Swimming and Sweating

Today my partner, Holly Funkhouser, capsized our canoe.


Fortunately, the only thing she injured was her dignity. Even more fortunately, I was not in the canoe when it happened. All’s well that ends well.

Her spill into the river marks an important day in our research. Today was the last day of fieldwork. Today we recovered all of our crab traps and loaded them into the van to bring them back to the lab. Upon returning, we began the arduous task of cleaning the traps in preparation for storage. We had to employ a power washer to remove the brown, slimy gunk that accumulates on anything that sits in the river for too long.

It’s a bittersweet day. On one hand, I won’t miss the sweltering heat, being slathered in sulfurous mud, and the battery of crab pinches and jellyfish stings. I will miss starting every day on the river, canoeing with a friend, and the excitement of finding turtles. Henceforth my research will take place primarily in the Keck Lab, and will consist of data compilation and analysis.

I’ll be honest, I’m not a big fan of this part. I’ve taken statistics, I know how to code in R, but I have never liked playing around with numbers as much as I have playing around with animals. It’s a necessary evil, however. We wouldn’t learn too much if we didn’t use math to understand it.

The good news, nay, great news is this. Professor Chambers gave me the green light to convert an unused 55 gallon aquarium into a tidal wetlands microcosm! I reconstructed a riverbank from the area I worked inside this tank, including land and brackish water. It is filled with the ubiquitous Spartina alterniflora (corded marshgrass) of course, and inoculated with the microorganisms which inhabit the riverbed. The addition of a grow lamp has seen the tank flourishing!


  1. ahbradford says:

    Such is the life of a scientist. Glorious days outside followed by not-so-glorious days inside crunching numbers and combing through data. Like you, I find this part tough, but it all makes it worth it when you realize something cool after all your review.

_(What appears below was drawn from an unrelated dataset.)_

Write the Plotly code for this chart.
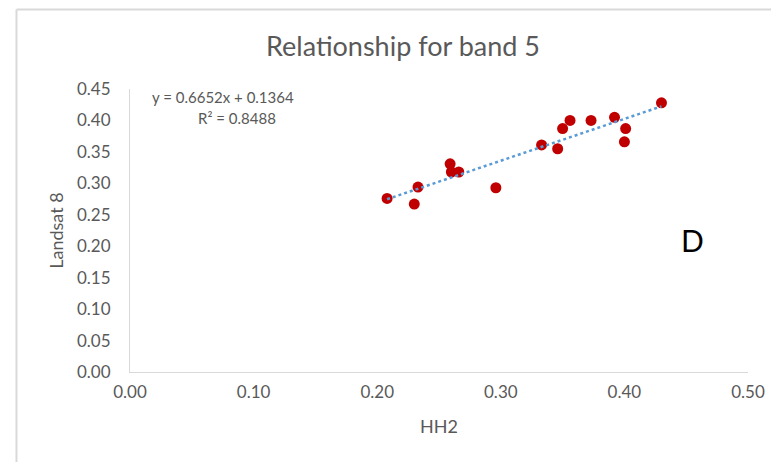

Hopefully you’ll have a “eureka” moment!

    Have you thought of adding sea monkeys to your aquarium? I was bitterly disappointed in my childhood when I found out they didn’t actually look like monkeys, but now I think they’re pretty cool.

  2. Wow that seems like a really fun time as a researcher. I would definitely willing to go out and do a field research like that! This kind of research means that you get to get a natural tan as well as be a nerdy scientist. Oh now I really hope that I can do a similar project that allows me to go out and catch things. But your professional attitude is also great, that you didn’t forget about your data and work on your aquarium. I guess it is always more fun when collecting data and actually doing the field research than the data cleaning and analyzing, but the laters will give us the answer to our original questions. Good luck with your research!